[OBJECTIVE]
Under this line sits a listing. Repeat exactly and only its lines from the one holding "Give me the matplotlib source for this chart." through the one holding "plt.rcParams['font.family'] = ['Liberation"; skip pictures.

[INFORMATION PROVIDED]
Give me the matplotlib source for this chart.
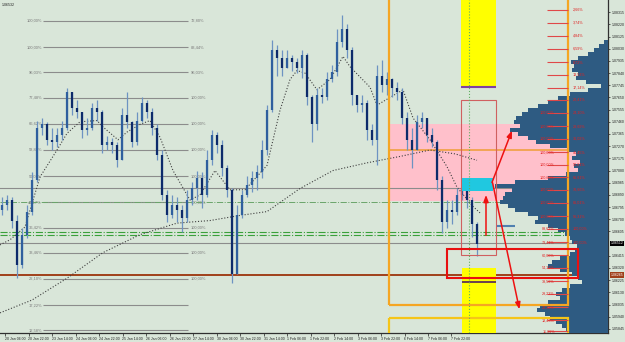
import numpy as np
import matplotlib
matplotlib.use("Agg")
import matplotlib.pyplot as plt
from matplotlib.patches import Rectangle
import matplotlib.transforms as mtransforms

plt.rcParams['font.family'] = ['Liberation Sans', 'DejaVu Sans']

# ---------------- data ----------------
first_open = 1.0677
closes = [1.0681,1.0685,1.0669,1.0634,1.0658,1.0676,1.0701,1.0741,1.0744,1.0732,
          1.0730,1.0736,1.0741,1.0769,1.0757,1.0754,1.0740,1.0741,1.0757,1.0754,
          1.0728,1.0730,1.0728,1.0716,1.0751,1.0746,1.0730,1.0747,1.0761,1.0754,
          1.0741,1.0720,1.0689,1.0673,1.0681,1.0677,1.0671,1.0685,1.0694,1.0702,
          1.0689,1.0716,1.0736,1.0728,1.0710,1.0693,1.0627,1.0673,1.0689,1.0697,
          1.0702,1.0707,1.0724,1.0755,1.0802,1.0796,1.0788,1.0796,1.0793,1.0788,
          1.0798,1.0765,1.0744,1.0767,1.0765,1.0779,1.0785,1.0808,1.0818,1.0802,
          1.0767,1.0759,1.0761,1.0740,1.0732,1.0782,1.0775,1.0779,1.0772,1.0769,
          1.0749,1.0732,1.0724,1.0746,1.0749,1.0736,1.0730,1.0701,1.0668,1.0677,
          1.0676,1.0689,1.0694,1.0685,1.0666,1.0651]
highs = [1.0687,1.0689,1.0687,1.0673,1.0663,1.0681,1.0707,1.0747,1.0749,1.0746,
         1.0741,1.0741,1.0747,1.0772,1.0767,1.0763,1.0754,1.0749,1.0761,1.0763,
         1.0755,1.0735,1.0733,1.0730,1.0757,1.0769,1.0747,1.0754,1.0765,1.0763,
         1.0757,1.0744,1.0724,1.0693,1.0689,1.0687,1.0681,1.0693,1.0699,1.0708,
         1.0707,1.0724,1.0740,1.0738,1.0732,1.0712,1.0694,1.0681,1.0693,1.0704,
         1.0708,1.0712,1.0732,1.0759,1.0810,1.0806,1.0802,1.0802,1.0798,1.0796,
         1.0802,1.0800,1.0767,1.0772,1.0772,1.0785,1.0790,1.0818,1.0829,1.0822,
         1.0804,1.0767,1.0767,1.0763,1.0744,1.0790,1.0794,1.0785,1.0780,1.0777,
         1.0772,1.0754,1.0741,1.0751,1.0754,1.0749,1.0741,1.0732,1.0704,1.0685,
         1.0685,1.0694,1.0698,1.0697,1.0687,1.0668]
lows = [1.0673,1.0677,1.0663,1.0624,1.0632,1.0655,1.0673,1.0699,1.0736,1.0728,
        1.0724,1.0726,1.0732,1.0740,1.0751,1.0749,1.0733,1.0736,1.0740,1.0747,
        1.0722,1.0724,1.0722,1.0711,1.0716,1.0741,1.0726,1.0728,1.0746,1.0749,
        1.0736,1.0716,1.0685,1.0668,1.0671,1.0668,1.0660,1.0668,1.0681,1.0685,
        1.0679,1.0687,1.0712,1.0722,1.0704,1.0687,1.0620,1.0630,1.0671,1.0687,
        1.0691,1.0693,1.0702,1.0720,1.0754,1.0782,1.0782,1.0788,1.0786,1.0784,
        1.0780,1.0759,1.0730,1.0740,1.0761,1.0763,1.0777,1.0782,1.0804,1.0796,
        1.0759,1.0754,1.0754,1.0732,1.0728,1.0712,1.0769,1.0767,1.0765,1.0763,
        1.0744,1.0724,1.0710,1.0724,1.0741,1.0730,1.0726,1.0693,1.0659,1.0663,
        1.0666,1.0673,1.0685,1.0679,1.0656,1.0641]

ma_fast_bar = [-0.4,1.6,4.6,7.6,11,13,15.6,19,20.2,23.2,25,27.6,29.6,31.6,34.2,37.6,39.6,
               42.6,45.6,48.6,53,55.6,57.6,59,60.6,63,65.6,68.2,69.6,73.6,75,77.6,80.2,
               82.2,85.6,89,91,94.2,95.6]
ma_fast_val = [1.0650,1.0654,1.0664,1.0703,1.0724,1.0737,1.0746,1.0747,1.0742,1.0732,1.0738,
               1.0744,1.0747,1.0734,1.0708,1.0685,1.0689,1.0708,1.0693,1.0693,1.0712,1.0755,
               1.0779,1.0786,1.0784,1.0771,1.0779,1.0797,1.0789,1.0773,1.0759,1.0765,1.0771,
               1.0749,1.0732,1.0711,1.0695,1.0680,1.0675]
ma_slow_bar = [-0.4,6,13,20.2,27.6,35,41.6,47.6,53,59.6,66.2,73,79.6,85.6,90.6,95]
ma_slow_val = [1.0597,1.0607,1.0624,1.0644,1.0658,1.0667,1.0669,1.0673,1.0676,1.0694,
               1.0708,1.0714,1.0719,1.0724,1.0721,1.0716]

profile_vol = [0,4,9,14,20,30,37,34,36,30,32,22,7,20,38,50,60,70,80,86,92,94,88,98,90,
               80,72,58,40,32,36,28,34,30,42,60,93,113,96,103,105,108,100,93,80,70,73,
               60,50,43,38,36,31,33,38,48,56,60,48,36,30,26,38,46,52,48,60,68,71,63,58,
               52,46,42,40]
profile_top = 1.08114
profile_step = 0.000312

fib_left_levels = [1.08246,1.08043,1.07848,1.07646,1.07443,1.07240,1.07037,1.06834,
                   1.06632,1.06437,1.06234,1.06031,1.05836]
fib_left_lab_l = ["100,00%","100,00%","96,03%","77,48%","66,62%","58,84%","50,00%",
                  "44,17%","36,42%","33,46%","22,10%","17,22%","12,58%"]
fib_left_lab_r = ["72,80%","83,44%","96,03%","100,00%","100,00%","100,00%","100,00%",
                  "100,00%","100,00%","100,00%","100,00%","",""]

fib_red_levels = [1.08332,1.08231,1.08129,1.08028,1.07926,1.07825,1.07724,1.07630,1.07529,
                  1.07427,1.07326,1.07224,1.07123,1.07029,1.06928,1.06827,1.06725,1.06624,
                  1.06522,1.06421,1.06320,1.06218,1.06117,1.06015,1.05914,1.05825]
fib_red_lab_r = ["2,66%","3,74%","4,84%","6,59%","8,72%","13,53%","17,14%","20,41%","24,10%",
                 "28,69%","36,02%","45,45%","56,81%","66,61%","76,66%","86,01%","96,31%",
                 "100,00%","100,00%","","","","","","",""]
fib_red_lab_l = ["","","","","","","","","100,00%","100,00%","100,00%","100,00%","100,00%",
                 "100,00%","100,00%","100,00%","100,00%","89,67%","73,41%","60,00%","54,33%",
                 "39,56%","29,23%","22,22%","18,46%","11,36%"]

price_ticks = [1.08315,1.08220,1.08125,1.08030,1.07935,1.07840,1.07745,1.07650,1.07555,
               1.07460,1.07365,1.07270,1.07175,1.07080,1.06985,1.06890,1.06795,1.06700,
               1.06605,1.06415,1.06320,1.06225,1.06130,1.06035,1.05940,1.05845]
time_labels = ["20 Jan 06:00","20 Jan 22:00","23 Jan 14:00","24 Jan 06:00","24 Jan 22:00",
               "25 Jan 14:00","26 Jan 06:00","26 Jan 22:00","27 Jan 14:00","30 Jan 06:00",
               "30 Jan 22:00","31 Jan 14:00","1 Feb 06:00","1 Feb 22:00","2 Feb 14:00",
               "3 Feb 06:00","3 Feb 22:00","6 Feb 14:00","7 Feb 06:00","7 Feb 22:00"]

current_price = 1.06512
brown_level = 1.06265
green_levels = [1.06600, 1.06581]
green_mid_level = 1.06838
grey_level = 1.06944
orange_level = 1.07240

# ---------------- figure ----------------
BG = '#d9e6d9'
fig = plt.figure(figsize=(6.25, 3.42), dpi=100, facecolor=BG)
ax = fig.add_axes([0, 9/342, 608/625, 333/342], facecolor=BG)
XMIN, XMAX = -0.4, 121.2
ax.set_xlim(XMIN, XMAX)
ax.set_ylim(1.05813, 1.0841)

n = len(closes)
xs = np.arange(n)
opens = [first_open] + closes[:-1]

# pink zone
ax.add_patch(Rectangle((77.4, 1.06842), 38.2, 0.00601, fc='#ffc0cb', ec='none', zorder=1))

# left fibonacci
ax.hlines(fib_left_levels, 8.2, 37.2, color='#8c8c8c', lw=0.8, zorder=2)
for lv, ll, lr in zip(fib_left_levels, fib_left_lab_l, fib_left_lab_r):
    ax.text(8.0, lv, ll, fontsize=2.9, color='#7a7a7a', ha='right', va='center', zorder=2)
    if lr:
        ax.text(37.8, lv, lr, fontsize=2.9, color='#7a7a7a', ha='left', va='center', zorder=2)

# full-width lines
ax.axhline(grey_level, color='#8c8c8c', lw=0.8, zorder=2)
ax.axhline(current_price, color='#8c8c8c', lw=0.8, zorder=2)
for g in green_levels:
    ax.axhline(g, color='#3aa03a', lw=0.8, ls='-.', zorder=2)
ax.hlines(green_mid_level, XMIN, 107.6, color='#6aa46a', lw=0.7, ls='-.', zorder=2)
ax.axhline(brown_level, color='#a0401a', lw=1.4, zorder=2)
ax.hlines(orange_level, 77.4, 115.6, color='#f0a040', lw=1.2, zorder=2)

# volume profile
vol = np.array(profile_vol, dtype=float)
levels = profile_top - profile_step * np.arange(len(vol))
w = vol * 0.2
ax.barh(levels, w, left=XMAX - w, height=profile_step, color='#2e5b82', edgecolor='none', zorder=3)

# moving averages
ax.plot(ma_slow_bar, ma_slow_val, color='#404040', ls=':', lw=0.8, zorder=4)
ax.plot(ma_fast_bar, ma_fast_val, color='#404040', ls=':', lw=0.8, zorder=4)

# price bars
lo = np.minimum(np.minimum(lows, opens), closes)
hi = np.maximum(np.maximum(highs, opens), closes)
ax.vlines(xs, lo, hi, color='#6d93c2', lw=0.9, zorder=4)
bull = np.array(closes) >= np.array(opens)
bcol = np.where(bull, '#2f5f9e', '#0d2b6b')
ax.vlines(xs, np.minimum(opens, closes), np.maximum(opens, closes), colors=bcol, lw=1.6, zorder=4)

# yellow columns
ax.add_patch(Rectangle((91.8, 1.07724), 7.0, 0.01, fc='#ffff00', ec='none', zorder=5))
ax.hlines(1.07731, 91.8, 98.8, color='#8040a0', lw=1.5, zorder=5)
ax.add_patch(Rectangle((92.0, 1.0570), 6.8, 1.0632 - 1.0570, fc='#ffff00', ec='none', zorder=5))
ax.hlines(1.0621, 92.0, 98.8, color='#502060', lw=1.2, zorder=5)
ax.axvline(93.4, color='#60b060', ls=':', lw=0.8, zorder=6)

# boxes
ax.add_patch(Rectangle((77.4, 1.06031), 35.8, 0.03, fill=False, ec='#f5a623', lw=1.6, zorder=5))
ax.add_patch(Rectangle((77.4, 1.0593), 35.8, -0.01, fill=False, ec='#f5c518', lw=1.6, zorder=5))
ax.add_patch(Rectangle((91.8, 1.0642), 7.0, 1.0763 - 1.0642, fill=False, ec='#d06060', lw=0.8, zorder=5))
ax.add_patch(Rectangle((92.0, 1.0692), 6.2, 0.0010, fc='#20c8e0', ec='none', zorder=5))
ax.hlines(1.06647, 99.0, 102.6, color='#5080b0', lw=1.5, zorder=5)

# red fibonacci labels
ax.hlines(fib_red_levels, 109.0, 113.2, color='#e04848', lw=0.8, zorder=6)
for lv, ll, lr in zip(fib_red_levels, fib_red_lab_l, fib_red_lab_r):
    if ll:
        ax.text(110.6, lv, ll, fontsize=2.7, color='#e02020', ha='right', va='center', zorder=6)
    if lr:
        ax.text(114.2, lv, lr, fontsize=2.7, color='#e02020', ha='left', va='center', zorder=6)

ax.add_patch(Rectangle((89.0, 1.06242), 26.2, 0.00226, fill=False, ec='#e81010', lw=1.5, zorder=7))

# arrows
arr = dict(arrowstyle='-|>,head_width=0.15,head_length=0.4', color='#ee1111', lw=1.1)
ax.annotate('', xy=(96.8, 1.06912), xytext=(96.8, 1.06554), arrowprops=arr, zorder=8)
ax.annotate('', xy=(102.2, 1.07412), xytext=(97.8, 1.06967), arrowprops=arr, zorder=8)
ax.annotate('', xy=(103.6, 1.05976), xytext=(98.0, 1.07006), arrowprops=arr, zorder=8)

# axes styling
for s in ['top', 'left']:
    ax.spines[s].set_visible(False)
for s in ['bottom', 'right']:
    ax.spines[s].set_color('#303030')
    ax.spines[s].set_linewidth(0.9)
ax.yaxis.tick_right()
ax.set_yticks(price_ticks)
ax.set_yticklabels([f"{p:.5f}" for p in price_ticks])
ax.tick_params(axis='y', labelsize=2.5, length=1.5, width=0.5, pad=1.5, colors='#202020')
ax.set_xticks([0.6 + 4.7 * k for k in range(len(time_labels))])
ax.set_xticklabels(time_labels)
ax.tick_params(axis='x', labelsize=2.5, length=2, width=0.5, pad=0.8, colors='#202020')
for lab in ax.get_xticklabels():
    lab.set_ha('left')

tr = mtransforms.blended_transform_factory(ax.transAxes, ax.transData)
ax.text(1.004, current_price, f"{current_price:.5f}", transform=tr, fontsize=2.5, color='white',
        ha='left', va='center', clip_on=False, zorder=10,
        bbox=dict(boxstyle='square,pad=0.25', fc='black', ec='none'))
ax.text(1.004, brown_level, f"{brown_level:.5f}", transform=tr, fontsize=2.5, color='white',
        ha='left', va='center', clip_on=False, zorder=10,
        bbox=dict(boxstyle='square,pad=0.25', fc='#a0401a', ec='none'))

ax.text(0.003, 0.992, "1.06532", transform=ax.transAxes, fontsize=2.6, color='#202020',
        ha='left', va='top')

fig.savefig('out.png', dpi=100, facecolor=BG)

---

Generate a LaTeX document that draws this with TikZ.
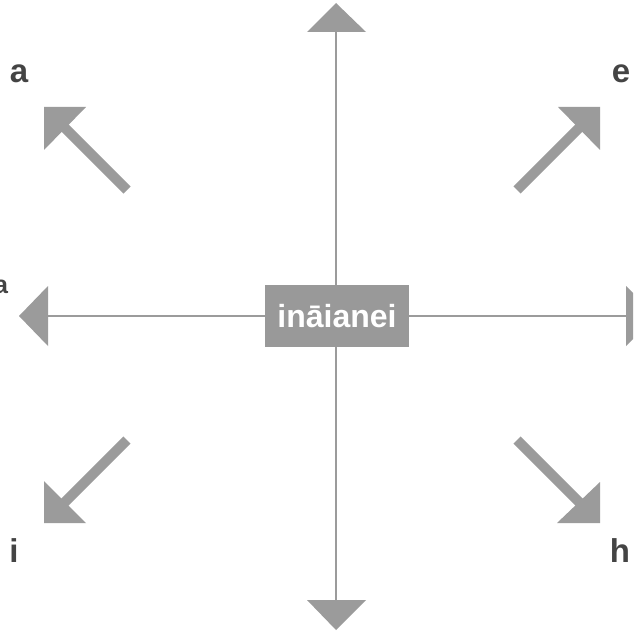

[TASK OUTPUT]
Give me the matplotlib source for this chart.
import numpy as np
import matplotlib
matplotlib.use("Agg")
import matplotlib.pyplot as plt
from matplotlib.patches import Rectangle
import matplotlib.transforms as mtransforms

plt.rcParams['font.family'] = ['Liberation Sans', 'DejaVu Sans']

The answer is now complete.